Dear Independent Police Complaints Authority,
I am writing to you on behalf of the NZ Council for Civil Liberties.
We note with concern your decision not to take action against the police officers who deliberately obscured their identity while evicting the Occupy Auckland protesters in January 2012. Apparently the IPCA does not see this as a case of serious police misconduct, a position we cannot agree with.
One difference between a civil society and a police state is that in a civil society police can be held accountable for their actions. Obviously this cannot be done when individual officers cannot be identified, so we have rules that say that police must be identifiable including the use of badge numbers.

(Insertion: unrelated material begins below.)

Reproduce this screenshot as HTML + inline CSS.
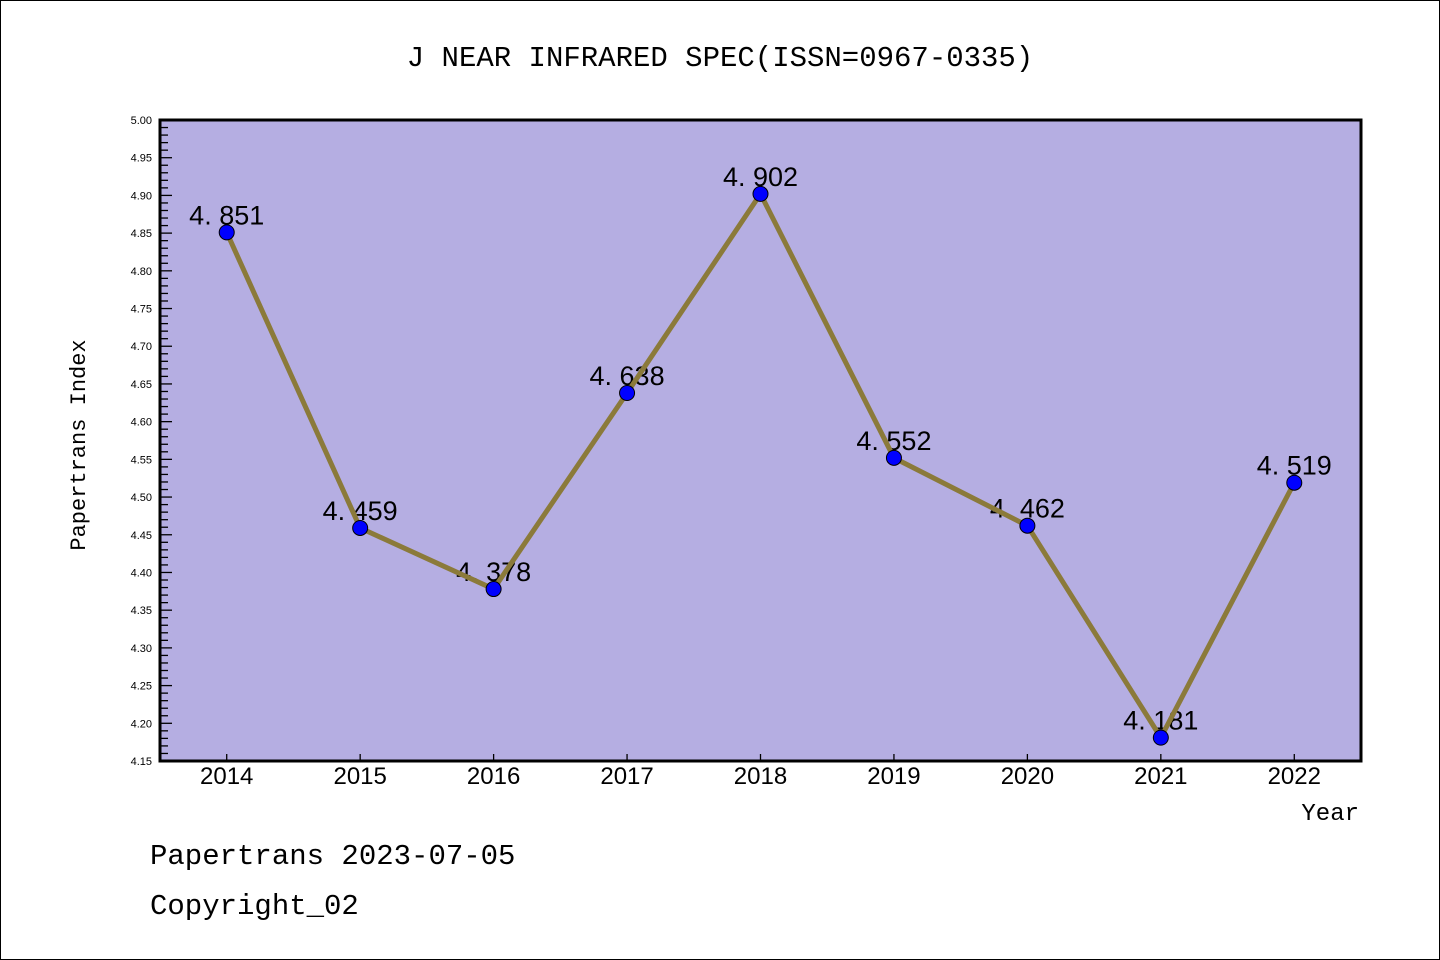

By deliberately using incorrect badge numbers, these police officers have conspired to remove this limitation, to become unaccountable. This is of particular concern due to the nature of the policing they were doing, where there was a significant chance of a violent clash between police and the protesters being evicted. One wonders about the level of pre-meditation required to share badge numbers and what this says about the intentions of the officers involved to break the law.
We take no comfort from the news that the officers have been disciplined by the Police, especially when the Police found "no malicious intent", something that seems very unlikely especially when no other explanation is given. Indeed, this lack of credibility about the Police enforcing rules amongst themselves is one of the reasons for the creation of the IPCA.
We urge you to reconsider this decision and take action against these officers.